No worries- first time i have been thanked on here for free advice lol!

If he is offered an alternative role, the ERA 1998 specifies that he is entitled to a 4 week trial period and provided he says that he is not up to the job within that 4 weeks and makes it very clear to his employer then he won't forfeit his right to redundancy pay. However if he tried to wing it after 4 weeks then yes, he will likely be dismissed under capability after a series of warnings and the payment due to him is likely to be just notice pay as it would be a regular contractual dismissal.

So my recommendation is that he puts it in writing that he is concerned that he is not capable of doing the job above him and see what they say. You should include that the PIP he was on (and if you have any documentation to include it). he should send it to the HRM now or bring it up at the next consultation meeting.

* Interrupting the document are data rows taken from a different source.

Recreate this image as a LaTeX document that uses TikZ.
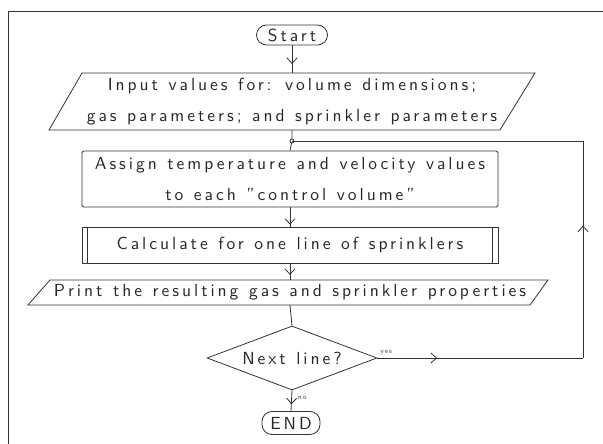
\documentclass[tikz,border=0pt]{standalone}
\usepackage{fontspec}
\setmainfont{lmsans10-regular}[Extension=.otf, LetterSpace=17, WordSpace=1.2]
\usetikzlibrary{shapes.geometric,arrows.meta,decorations.markings}

\tikzset{
  ink/.style={draw=black!80, line width=0.8pt},
  txt/.style={text=black!85, font=\fontsize{17.5}{31}\selectfont, inner sep=0pt},
  terminal/.style={ink, txt, rectangle, rounded corners=10pt},
  procbox/.style={ink, txt, rectangle, rounded corners=1.5pt, align=center},
  iobox/.style={txt, align=center},
  decision/.style={ink, txt, diamond, aspect=2.66, inner sep=0pt},
  flow/.style={ink},
  vtip/.style={postaction={decorate}, decoration={markings,
      mark=at position #1 with {\arrow{Straight Barb[length=5.5pt,width=10pt,line width=0.8pt]}}}},
  tag/.style={text=black!80, font=\fontsize{7}{7}\selectfont, inner sep=0pt}
}

\begin{document}
\begin{tikzpicture}[x=1pt,y=-1pt]
  \useasboundingbox (0,0) rectangle (603,444);

  % outer frame (open on the right and bottom)
  \draw[ink, line width=1pt] (8,444) -- (8,12) -- (603,12);

  % start terminal
  \node[terminal, minimum width=71pt, minimum height=20pt] (start) at (292,35) {Start};

  % input parallelogram
  \draw[ink] (82,73) -- (535,73) -- (500,130) -- (49,130) -- cycle;
  \node[iobox, minimum width=400pt, minimum height=57pt] (input) at (292,101.5)
    {Input values for: volume dimensions;\\gas parameters; and sprinkler parameters};

  % loop junction
  \coordinate (junc) at (292,141);

  % assignment box
  \node[procbox, minimum width=416pt, minimum height=56pt] (assign) at (290,179)
    {Assign temperature and velocity values\\to each "control volume"};

  % predefined process box
  \node[procbox, rounded corners=0pt, minimum width=416pt, minimum height=36pt] (calc) at (290,245)
    {Calculate for one line of sprinklers};
  \draw[ink] ([xshift=6pt]calc.north west) -- ([xshift=6pt]calc.south west);
  \draw[ink] ([xshift=-6pt]calc.north east) -- ([xshift=-6pt]calc.south east);

  % output parallelogram
  \draw[ink] (50,280) -- (548,280) -- (530,305) -- (28,305) -- cycle;
  \node[iobox, minimum width=480pt, minimum height=25pt] (print) at (290,292.5)
    {Print the resulting gas and sprinkler properties};

  % decision
  \node[decision, minimum width=170pt, minimum height=64pt] (dec) at (292,358) {Next line?};

  % end terminal
  \node[terminal, minimum width=58pt, minimum height=23pt] (end) at (291,423) {END};

  % loop corners
  \coordinate (cr1) at (583,358);
  \coordinate (cr2) at (583,141);

  % connectors
  \draw[flow, vtip=0.68] (start.south) -- (input.north);
  \draw[flow] (input.south) -- (junc) -- (assign.north);
  \draw[ink, fill=white] (junc) circle (2pt);
  \draw[flow, vtip=0.9] (assign.south) -- (calc.north);
  \draw[flow, vtip=0.7] (calc.south) -- (print.north);
  \draw[flow] (print.south) -- (dec.north);
  \draw[flow, vtip=0.67] (dec.south) -- (end.north);
  \draw[flow, vtip=0.29] (dec.east) -- (cr1);
  \draw[flow, vtip=0.61] (cr1) -- (cr2);
  \draw[flow] (cr2) -- (junc);

  % branch labels
  \node[tag, anchor=south west] (yes) at ([xshift=3pt,yshift=3pt]dec.east) {yes};
  \node[tag, anchor=west] (no) at ([xshift=6pt,yshift=-8pt]dec.south) {no};
\end{tikzpicture}
\end{document}
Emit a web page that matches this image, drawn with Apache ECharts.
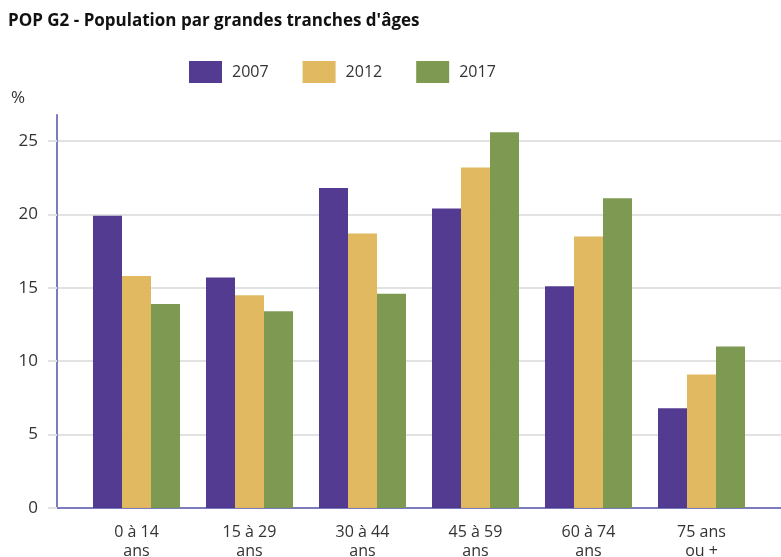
<!DOCTYPE html>
<html>
<head>
<meta charset="UTF-8">
<title>POP G2</title>
<style>
  *{padding:0;margin:0;}
  body{background:#fff;}
  #chart{width:781px;height:557px;}
</style>
</head>
<body>
<div id="chart"></div>
<script src="https://cdn.jsdelivr.net/npm/echarts@6/dist/echarts.min.js"></script>
<script>
var categories = ["0 à 14\nans", "15 à 29\nans", "30 à 44\nans", "45 à 59\nans", "60 à 74\nans", "75 ans\nou +"];
var years = ["2007", "2012", "2017"];
var v2007 = [19.9, 15.7, 21.8, 20.4, 15.1, 6.8];
var v2012 = [15.8, 14.5, 18.7, 23.2, 18.5, 9.1];
var v2017 = [13.9, 13.4, 14.6, 25.6, 21.1, 11.0];
var yTicks = [0, 5, 10, 15, 20, 25];

var colors = ["#4b338c", "#dfb659", "#79964b"];
var axisColor = "#7c7cbc";
var font = "Open Sans";

// echelle commune : 0..25 entre y=508 et y=141
var pxPerUnit = (508 - 141) / 25;
var mainMax = (508 - 115) / pxPerUnit;

var chart = echarts.init(document.getElementById("chart"));

function bar(name, data, i){
  return {
    name: name,
    type: "bar",
    xAxisIndex: 1,
    yAxisIndex: 1,
    barGap: "0%",
    barCategoryGap: "23%",
    itemStyle: {color: colors[i], opacity: 0.96},
    data: data
  };
}

var option = {
  animation: false,
  color: colors,
  title: {
    text: "POP G2 - Population par grandes tranches d'âges",
    left: 8,
    top: 13,
    padding: 0,
    textStyle: {fontFamily: font, fontWeight: "bold", fontSize: 17, color: "#111"}
  },
  legend: {
    data: years,
    left: 189,
    top: 61,
    padding: 0,
    itemWidth: 33,
    itemHeight: 22,
    itemGap: 34,
    icon: "rect",
    textStyle: {fontFamily: font, fontSize: 16, color: "#333", padding: [0, 0, 0, 5]}
  },
  grid: [
    {left: 57, right: 0, top: 141, bottom: 49, outerBoundsMode: "none"},
    {left: 80, right: 23, top: 115, bottom: 49, outerBoundsMode: "none"}
  ],
  xAxis: [
    {
      gridIndex: 0,
      type: "category",
      data: categories,
      axisLine: {show: true, lineStyle: {color: axisColor, width: 2}},
      axisTick: {show: false},
      axisLabel: {show: false},
      splitLine: {show: false}
    },
    {
      gridIndex: 1,
      type: "category",
      data: categories,
      axisLine: {show: false},
      axisTick: {show: false},
      axisLabel: {
        margin: 15,
        lineHeight: 19,
        fontFamily: font,
        fontSize: 16,
        color: "#333"
      }
    }
  ],
  yAxis: [
    {
      gridIndex: 0,
      type: "value",
      min: yTicks[0],
      max: yTicks[yTicks.length - 1],
      interval: 5,
      axisLine: {show: false},
      axisTick: {show: true, length: 9, lineStyle: {color: "#e2e2e2", width: 2}},
      axisLabel: {margin: 19, fontFamily: font, fontSize: 17, color: "#333"},
      splitLine: {show: true, lineStyle: {color: "#e2e2e2", width: 2}}
    },
    {
      gridIndex: 1,
      type: "value",
      min: 0,
      max: mainMax,
      offset: 23,
      name: "%",
      nameLocation: "end",
      nameGap: 8,
      nameTextStyle: {align: "right", padding: [0, 32, 0, 0], fontFamily: font, fontSize: 17, color: "#333"},
      axisLine: {show: true, lineStyle: {color: axisColor, width: 2}},
      axisTick: {show: false},
      axisLabel: {show: false},
      splitLine: {show: false}
    }
  ],
  series: [
    bar(years[0], v2007, 0),
    bar(years[1], v2012, 1),
    bar(years[2], v2017, 2)
  ]
};

chart.setOption(option);
</script>
</body>
</html>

Unfortunately he will need to do this himself as its really unlikely that the employer will discuss with you (sorry, if i was advising them i would tell them to tell you to go away!). They might do though stranger things have happened.

notkatemiddleton · 02/08/2014 18:31

PS. I would keep your discrimination 'thoughts' under your hat for now and just see how they respond to his letter.

however that said, its not discrimination to try and get someone to work above their contractual hours. its just a contractual breach unless you can prove he was targeted in some way/put at a detriment directly/indirectly because of a protected characteristic (e.g.: sexual orientation, gender, religion and belief etc etc etc).

notkatemiddleton · 02/08/2014 18:34

No if he doesn't apply then he hasn't resigned, because the offer of alternative employment needs to be comparative to his existing role and you have already said it is graded differently? plus they would have to prove that he was being unreasonable...in which case i suggest if they do say 'tough you are applying for it' then he needs to try it for a week and then use the trial period rule.

kappadelta · 02/08/2014 18:37

Kate - regarding the trial period. In correspondence it states they may allow a 4 week trial period to successful employees in the new positions.

I thought, as you have confirmed that this is a right rather than at the employers discretion?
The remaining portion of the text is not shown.